Exercise
Would you print the records below from the first line through the line containing "yscale = alt.Scale(domain=[0, 1.5], nice=False)", skipping the pictures?

Records from a dataset:
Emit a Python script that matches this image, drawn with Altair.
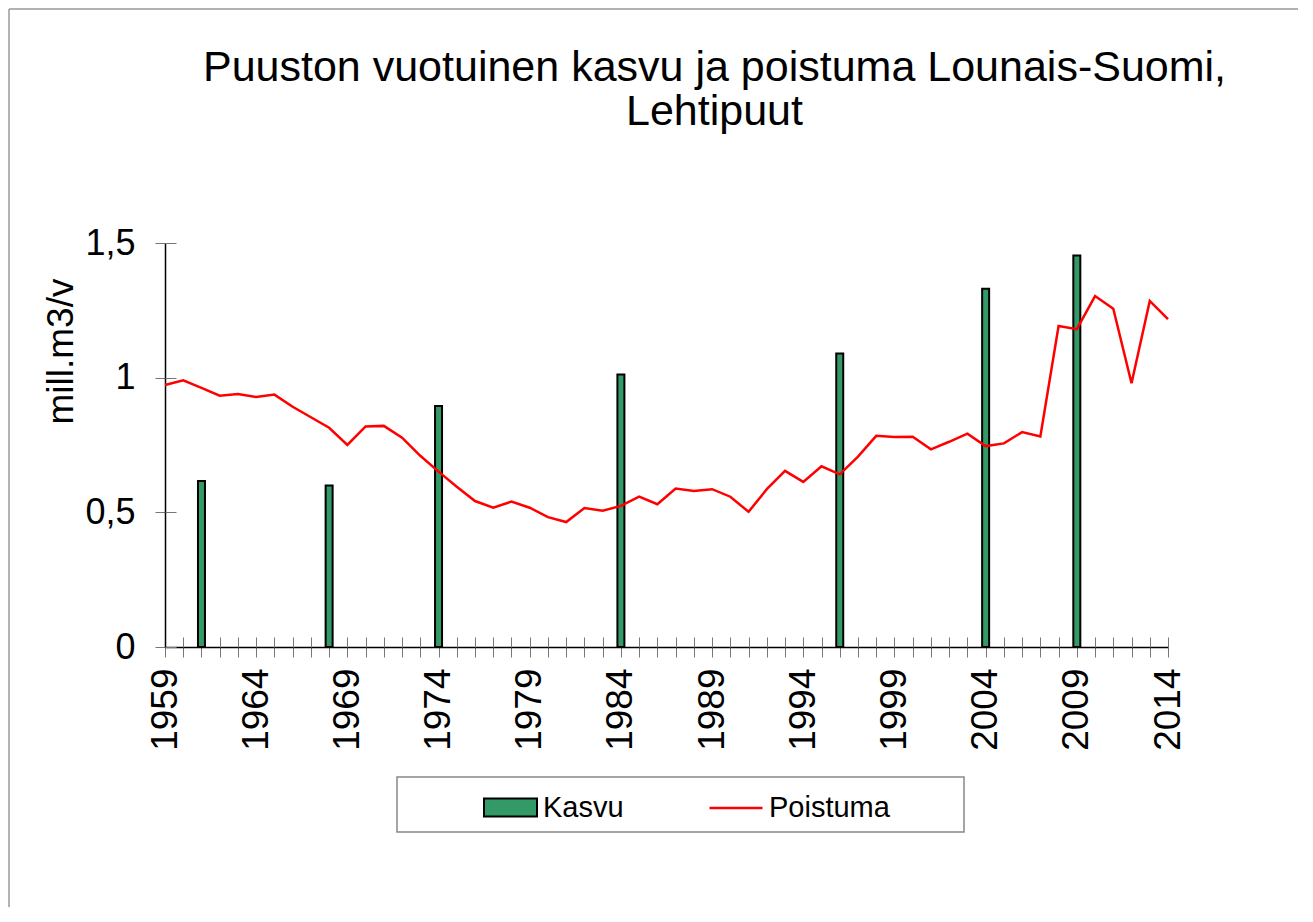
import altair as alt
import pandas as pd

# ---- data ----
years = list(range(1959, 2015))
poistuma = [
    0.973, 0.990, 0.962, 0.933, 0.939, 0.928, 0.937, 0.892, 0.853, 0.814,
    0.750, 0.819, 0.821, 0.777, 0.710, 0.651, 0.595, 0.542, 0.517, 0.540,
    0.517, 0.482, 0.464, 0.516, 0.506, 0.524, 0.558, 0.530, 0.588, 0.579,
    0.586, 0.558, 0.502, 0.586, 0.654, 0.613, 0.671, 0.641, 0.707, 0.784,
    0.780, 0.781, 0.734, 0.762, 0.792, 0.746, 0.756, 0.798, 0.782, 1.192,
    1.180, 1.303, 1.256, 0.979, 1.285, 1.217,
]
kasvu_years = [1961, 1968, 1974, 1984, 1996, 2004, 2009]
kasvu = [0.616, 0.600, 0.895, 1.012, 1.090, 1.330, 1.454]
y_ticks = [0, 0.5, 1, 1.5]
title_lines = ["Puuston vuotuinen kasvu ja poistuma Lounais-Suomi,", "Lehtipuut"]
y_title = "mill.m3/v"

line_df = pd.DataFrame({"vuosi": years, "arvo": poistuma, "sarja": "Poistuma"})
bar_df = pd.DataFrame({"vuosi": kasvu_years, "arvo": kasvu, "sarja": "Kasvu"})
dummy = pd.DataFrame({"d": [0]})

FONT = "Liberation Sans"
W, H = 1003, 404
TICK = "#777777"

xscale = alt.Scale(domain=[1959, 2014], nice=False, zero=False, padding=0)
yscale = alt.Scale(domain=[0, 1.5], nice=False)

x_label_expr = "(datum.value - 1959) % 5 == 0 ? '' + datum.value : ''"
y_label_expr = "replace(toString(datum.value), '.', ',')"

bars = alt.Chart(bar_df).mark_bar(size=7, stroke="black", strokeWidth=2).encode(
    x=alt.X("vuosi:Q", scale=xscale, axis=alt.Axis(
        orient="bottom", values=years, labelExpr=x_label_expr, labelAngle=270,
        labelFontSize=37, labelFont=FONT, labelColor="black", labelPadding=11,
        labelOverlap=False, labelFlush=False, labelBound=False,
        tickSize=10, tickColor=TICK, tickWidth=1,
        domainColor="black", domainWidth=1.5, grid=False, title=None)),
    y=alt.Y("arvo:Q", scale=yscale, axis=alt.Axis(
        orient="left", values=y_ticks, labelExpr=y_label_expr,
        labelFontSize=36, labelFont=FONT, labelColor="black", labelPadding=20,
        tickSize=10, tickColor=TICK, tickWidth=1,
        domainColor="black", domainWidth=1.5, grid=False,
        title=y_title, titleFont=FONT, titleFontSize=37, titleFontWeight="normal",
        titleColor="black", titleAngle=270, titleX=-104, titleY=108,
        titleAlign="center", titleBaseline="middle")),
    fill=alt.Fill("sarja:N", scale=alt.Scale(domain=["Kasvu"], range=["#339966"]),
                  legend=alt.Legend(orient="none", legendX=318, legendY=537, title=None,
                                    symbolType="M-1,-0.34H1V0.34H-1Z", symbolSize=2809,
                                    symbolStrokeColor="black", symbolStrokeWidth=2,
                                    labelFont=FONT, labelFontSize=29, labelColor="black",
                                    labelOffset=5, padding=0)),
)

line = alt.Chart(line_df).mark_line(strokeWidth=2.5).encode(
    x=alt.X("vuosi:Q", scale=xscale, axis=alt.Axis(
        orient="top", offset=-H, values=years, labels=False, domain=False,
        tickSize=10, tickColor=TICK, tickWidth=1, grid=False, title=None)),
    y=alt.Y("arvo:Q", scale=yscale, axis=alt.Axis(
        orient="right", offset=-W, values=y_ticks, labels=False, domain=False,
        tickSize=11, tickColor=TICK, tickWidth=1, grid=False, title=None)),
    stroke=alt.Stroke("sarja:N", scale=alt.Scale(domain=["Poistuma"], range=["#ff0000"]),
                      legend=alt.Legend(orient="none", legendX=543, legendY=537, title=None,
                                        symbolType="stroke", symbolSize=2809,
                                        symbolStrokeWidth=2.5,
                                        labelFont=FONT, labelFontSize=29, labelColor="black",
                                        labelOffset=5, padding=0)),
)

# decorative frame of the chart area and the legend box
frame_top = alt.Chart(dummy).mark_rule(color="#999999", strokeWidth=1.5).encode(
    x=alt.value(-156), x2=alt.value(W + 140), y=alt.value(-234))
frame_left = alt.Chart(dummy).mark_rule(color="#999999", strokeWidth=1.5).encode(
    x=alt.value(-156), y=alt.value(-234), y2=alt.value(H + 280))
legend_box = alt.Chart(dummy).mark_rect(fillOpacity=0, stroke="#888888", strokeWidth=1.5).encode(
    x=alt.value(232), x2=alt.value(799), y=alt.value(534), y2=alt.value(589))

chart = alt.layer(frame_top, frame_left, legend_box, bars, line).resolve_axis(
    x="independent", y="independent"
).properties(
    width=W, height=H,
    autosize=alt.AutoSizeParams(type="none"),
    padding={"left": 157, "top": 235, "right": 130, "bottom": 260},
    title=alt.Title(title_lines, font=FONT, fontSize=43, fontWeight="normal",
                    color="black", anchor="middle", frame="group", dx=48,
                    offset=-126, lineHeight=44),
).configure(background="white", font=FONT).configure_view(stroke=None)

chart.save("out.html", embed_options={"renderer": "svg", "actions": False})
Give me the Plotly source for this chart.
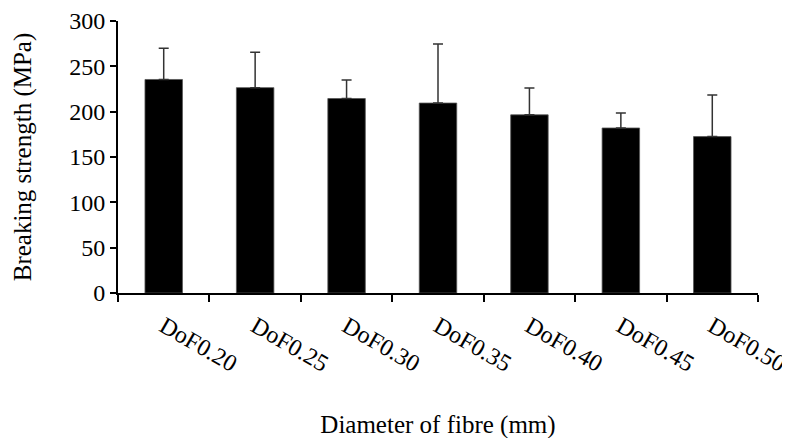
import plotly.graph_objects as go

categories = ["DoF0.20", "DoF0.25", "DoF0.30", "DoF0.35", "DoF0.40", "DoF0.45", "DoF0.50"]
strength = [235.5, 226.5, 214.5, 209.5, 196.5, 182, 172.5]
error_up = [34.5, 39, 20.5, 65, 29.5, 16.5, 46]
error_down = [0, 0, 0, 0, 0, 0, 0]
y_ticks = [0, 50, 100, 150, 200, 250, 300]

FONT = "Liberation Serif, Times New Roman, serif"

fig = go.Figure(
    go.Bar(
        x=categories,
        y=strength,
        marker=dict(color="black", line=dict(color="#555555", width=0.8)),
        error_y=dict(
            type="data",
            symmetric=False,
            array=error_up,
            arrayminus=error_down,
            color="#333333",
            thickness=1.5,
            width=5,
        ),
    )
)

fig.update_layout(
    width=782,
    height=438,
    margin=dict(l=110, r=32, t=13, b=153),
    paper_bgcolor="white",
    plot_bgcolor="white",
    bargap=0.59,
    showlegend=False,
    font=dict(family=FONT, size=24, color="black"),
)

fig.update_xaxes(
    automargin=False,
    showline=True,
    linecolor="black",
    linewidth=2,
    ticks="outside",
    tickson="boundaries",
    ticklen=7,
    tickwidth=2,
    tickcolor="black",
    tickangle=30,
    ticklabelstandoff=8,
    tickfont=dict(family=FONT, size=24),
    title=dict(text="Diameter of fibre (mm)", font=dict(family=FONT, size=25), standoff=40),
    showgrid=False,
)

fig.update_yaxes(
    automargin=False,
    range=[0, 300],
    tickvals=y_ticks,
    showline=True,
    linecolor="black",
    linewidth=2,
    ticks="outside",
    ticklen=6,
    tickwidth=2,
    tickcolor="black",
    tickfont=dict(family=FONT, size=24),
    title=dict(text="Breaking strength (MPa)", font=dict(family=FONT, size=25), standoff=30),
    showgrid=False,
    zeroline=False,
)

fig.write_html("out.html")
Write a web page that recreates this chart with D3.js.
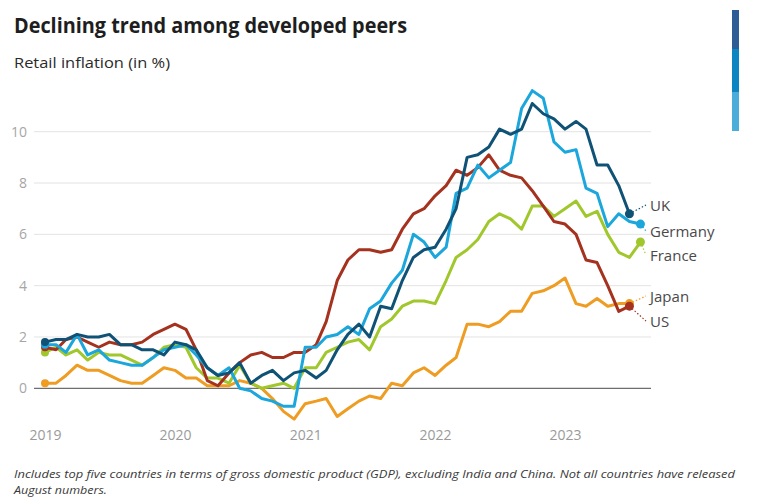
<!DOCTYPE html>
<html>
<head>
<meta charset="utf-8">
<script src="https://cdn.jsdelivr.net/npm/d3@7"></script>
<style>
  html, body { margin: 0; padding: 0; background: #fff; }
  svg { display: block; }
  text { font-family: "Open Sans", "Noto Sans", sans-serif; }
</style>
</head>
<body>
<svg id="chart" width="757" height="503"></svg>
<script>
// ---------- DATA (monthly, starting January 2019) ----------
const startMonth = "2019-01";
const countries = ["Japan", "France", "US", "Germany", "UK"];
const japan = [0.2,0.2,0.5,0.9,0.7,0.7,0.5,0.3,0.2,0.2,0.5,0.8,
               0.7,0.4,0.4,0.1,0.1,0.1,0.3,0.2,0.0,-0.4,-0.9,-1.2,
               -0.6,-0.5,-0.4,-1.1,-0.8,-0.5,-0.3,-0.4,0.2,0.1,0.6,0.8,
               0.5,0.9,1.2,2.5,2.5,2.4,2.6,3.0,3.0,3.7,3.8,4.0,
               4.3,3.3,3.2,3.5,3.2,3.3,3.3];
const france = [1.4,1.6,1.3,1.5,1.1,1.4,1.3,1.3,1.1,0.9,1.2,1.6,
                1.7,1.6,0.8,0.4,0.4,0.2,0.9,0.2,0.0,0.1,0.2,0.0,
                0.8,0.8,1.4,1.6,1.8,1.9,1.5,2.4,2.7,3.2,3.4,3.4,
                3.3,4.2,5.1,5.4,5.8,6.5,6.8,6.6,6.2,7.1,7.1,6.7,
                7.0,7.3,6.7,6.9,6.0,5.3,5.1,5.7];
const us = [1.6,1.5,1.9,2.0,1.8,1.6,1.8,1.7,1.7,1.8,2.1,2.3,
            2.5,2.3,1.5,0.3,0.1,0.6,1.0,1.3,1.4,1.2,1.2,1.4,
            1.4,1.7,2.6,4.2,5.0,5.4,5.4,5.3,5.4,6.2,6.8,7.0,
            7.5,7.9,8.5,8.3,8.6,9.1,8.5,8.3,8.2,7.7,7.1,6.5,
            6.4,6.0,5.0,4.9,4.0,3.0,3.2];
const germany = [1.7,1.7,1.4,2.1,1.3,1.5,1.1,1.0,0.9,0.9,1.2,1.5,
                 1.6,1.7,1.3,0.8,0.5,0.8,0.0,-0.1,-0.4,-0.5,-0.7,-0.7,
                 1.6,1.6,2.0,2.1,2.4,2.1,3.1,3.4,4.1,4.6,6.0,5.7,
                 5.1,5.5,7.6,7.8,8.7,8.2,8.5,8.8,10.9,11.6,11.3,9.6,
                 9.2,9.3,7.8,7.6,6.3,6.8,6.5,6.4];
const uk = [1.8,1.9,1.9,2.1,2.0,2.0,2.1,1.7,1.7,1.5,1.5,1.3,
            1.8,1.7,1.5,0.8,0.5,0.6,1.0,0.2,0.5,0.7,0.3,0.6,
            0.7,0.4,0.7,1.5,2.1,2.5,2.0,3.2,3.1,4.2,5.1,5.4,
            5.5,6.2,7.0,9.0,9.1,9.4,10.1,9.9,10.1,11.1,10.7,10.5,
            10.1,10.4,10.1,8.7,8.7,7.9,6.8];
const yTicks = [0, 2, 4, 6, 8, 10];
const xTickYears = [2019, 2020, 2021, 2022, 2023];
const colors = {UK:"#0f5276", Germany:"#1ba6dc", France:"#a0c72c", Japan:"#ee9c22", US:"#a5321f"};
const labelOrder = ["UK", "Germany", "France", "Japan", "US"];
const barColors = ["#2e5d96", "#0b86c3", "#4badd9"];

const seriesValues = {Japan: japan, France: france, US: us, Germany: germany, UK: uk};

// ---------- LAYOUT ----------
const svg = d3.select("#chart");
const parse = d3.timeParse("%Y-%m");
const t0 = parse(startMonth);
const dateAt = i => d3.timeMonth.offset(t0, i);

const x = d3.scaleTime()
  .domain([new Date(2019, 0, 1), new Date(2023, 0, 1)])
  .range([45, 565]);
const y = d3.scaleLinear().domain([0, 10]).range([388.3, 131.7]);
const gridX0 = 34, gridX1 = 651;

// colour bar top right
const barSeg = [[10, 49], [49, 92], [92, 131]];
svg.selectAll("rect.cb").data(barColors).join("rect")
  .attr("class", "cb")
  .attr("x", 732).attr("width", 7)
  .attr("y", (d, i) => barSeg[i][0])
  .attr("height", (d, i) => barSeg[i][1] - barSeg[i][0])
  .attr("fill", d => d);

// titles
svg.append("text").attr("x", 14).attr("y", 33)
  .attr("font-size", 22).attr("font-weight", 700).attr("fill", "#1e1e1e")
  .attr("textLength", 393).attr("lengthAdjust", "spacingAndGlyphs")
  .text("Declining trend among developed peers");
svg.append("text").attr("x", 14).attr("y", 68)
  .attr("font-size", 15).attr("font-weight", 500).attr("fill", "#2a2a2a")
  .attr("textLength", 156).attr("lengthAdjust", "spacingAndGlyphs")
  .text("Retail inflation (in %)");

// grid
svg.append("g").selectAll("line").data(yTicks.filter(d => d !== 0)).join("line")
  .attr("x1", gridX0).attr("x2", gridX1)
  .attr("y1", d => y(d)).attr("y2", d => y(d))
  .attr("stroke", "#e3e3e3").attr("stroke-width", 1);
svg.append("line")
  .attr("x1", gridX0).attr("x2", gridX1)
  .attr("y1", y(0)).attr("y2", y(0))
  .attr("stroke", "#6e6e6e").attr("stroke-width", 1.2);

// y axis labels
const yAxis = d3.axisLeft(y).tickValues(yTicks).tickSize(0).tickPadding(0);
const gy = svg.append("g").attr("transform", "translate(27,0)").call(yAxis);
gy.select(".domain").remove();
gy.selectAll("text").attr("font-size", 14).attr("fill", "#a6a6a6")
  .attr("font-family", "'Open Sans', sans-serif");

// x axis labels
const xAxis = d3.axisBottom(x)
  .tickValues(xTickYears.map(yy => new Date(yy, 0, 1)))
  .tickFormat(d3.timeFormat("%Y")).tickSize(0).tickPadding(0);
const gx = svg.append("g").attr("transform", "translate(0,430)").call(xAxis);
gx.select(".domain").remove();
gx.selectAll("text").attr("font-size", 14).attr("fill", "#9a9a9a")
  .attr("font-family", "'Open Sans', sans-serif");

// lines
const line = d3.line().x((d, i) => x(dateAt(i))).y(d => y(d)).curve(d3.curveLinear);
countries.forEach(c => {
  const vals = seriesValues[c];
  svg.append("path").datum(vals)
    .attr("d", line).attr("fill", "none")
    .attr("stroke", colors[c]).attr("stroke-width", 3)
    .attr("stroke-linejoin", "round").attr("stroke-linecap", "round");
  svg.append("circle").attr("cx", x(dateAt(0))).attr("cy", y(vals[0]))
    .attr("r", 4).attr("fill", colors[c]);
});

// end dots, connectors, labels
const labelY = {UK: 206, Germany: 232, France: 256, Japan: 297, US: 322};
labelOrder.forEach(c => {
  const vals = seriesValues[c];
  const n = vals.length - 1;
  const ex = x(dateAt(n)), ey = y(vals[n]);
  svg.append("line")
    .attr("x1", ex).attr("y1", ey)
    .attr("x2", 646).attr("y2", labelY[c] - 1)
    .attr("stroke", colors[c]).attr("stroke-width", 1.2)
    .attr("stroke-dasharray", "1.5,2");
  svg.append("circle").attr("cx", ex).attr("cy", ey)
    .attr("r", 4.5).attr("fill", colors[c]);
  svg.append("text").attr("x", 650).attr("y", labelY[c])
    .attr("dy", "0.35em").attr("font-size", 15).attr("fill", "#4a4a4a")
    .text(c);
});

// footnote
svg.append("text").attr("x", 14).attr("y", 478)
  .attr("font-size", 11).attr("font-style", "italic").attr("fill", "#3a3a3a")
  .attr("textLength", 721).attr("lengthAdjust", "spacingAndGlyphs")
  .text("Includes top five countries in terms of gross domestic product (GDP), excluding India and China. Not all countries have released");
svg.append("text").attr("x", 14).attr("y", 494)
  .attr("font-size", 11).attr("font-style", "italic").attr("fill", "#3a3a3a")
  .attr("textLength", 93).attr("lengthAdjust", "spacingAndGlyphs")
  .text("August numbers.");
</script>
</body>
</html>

Result of this exercise
Emit a Python script that matches this image, drawn with Altair.
import altair as alt
import pandas as pd

# ---- data ----
years = list(range(1959, 2015))
poistuma = [
    0.973, 0.990, 0.962, 0.933, 0.939, 0.928, 0.937, 0.892, 0.853, 0.814,
    0.750, 0.819, 0.821, 0.777, 0.710, 0.651, 0.595, 0.542, 0.517, 0.540,
    0.517, 0.482, 0.464, 0.516, 0.506, 0.524, 0.558, 0.530, 0.588, 0.579,
    0.586, 0.558, 0.502, 0.586, 0.654, 0.613, 0.671, 0.641, 0.707, 0.784,
    0.780, 0.781, 0.734, 0.762, 0.792, 0.746, 0.756, 0.798, 0.782, 1.192,
    1.180, 1.303, 1.256, 0.979, 1.285, 1.217,
]
kasvu_years = [1961, 1968, 1974, 1984, 1996, 2004, 2009]
kasvu = [0.616, 0.600, 0.895, 1.012, 1.090, 1.330, 1.454]
y_ticks = [0, 0.5, 1, 1.5]
title_lines = ["Puuston vuotuinen kasvu ja poistuma Lounais-Suomi,", "Lehtipuut"]
y_title = "mill.m3/v"

line_df = pd.DataFrame({"vuosi": years, "arvo": poistuma, "sarja": "Poistuma"})
bar_df = pd.DataFrame({"vuosi": kasvu_years, "arvo": kasvu, "sarja": "Kasvu"})
dummy = pd.DataFrame({"d": [0]})

FONT = "Liberation Sans"
W, H = 1003, 404
TICK = "#777777"

xscale = alt.Scale(domain=[1959, 2014], nice=False, zero=False, padding=0)
yscale = alt.Scale(domain=[0, 1.5], nice=False)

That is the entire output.